Identify the lines that contain the word "with" and copy each one.

━━━━━━━━

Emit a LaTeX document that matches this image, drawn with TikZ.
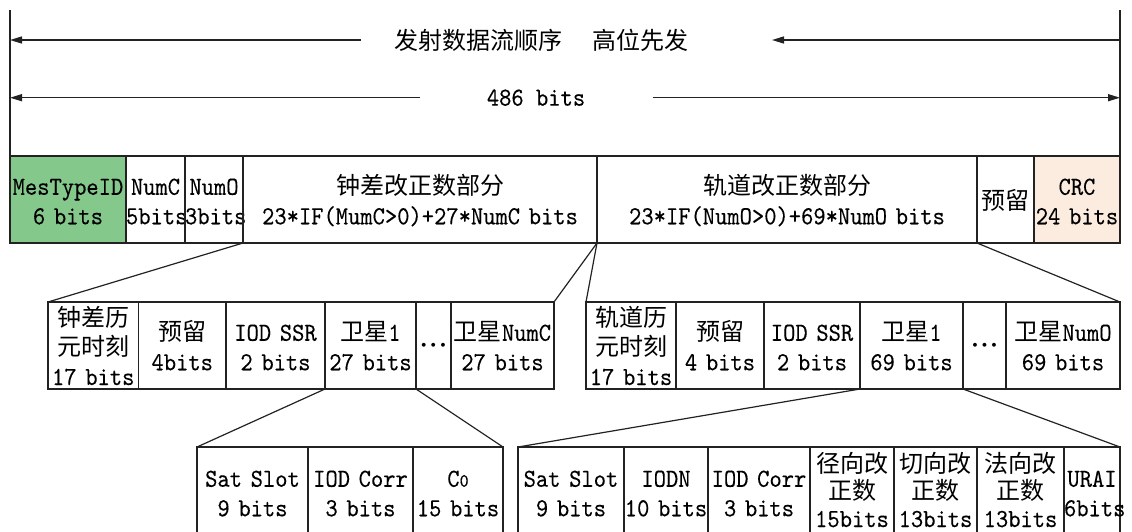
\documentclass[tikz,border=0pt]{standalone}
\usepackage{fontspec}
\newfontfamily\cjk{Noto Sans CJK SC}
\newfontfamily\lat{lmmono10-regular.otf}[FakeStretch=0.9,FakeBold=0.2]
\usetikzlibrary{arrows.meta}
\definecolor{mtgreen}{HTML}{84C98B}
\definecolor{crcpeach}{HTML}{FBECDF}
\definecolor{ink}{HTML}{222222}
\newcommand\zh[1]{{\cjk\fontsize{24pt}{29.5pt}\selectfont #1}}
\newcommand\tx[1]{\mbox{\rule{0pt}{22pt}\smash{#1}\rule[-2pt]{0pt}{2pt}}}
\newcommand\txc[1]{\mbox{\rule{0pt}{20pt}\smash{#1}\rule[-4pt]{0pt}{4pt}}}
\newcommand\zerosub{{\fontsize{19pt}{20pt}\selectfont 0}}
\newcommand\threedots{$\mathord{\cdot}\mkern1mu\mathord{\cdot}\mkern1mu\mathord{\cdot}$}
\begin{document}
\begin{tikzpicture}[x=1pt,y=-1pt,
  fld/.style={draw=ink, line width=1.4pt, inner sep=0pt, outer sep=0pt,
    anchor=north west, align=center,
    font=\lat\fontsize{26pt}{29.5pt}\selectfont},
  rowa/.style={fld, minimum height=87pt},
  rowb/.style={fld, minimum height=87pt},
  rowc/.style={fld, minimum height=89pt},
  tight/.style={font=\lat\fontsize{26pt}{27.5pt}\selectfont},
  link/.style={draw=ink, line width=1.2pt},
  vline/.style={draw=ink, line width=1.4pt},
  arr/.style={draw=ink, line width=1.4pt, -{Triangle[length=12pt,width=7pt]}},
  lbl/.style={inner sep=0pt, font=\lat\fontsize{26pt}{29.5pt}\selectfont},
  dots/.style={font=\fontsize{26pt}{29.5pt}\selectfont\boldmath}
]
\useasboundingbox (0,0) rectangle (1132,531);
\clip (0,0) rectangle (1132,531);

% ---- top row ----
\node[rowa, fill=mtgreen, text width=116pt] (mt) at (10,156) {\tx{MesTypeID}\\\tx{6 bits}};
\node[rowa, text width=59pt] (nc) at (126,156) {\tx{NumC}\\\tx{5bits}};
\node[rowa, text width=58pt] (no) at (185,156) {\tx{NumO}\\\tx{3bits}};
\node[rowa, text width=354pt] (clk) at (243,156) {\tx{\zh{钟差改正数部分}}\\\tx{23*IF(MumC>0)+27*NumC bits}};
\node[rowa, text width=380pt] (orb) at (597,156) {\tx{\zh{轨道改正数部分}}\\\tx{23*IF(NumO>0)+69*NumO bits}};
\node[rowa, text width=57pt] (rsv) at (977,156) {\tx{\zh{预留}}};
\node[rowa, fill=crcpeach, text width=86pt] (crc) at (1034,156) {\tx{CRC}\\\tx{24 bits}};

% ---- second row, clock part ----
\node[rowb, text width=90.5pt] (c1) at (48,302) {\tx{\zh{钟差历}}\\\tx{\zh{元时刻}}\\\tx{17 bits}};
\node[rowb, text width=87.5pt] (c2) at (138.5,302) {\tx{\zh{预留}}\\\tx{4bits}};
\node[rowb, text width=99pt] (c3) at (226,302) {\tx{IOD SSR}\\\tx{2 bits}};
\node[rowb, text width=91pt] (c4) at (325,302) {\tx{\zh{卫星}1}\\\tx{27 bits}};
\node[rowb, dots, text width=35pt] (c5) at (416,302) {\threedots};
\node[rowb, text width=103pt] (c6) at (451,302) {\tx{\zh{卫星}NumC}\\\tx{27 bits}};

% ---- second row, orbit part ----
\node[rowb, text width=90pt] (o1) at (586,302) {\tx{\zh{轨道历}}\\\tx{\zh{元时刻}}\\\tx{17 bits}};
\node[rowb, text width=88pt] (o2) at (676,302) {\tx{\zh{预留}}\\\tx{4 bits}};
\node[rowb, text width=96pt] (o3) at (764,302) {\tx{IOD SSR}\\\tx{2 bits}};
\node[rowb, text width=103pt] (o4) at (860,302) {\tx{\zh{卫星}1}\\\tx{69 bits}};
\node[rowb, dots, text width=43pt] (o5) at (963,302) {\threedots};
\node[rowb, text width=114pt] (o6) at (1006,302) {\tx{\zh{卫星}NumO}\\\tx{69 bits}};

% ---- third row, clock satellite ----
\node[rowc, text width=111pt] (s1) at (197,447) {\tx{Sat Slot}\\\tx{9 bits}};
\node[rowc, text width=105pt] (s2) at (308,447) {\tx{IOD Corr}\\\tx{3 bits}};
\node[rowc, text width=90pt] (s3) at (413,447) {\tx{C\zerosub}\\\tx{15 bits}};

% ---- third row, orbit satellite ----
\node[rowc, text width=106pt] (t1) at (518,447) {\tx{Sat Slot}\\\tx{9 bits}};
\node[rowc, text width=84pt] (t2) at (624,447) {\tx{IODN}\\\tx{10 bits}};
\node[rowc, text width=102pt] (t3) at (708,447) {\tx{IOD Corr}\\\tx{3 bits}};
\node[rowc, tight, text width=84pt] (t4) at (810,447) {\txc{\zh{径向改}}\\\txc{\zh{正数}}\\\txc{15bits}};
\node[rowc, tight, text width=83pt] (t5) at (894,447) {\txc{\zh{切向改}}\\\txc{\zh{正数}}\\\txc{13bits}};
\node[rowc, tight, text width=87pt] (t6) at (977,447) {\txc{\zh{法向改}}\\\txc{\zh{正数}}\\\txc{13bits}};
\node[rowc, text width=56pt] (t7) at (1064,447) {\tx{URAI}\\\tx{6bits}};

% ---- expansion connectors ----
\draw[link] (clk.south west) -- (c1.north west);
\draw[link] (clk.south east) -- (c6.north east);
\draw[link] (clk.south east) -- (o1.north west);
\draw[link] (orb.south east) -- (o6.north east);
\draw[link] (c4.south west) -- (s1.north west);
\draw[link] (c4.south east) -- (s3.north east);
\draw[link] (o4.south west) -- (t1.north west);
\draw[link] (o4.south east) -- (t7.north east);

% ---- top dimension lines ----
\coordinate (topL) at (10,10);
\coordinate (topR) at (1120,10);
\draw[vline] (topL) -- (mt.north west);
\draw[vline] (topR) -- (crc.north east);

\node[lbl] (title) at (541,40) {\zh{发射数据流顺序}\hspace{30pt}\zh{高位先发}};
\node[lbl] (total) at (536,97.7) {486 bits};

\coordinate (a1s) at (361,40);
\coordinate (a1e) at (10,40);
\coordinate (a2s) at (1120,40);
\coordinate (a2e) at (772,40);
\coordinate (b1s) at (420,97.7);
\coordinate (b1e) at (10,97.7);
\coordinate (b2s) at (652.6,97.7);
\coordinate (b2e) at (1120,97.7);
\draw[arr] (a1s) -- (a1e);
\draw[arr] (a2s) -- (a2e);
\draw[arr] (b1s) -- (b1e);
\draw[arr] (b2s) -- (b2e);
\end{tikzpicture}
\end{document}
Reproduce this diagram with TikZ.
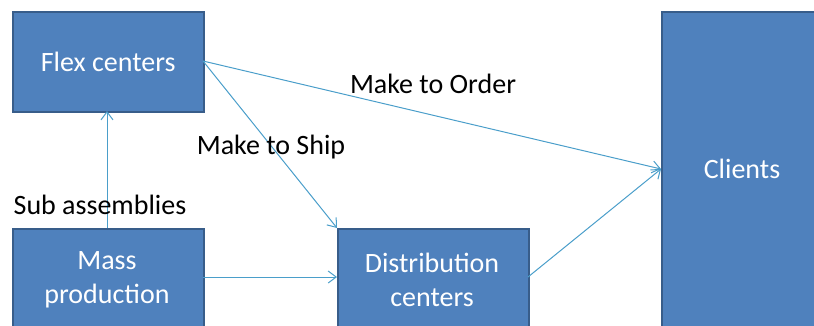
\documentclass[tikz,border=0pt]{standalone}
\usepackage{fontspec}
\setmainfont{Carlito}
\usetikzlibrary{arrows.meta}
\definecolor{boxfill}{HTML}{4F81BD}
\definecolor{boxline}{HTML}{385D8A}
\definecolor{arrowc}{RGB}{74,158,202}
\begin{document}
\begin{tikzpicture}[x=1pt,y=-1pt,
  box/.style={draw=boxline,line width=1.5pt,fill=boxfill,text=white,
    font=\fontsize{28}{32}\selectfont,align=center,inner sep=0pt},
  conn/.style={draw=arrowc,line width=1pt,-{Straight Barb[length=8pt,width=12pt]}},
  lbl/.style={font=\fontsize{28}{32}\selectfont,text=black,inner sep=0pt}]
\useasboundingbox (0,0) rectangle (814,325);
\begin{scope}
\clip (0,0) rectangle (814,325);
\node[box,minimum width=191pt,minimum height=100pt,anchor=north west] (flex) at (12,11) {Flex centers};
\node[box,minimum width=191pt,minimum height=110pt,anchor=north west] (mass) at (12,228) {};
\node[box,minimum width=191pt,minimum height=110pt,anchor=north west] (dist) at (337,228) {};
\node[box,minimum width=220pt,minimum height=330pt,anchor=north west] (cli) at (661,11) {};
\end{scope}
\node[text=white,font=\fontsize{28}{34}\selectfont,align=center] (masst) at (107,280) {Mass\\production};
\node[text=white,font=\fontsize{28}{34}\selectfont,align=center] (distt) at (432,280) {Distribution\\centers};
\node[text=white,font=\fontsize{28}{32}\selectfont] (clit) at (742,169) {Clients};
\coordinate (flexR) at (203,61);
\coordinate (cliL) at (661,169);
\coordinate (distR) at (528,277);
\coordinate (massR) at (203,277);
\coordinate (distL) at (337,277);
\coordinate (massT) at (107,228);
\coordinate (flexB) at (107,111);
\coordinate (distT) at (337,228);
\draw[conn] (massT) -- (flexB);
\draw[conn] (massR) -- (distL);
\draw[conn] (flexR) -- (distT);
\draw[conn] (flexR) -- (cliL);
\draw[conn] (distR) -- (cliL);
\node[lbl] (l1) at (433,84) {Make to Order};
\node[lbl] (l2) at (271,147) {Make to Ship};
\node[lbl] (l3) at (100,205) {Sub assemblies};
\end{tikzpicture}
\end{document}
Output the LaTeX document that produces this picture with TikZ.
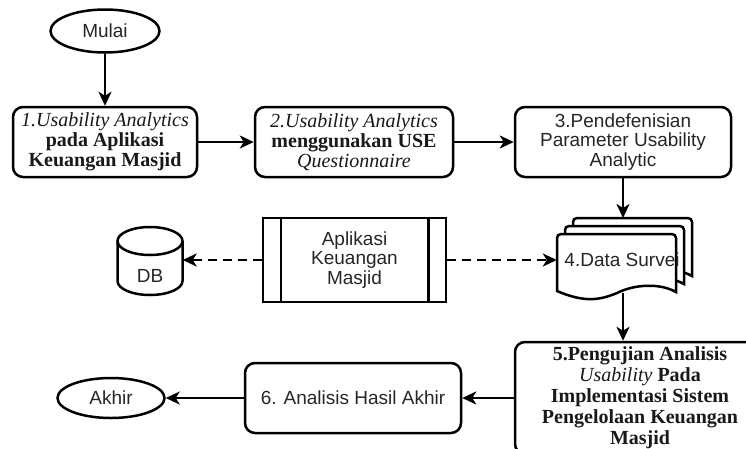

━━━━━━━━

§ Solved exercise
Emit a LaTeX document that matches this image, drawn with TikZ.
Reproduce this diagram with TikZ.
Output the LaTeX document that produces this picture with TikZ.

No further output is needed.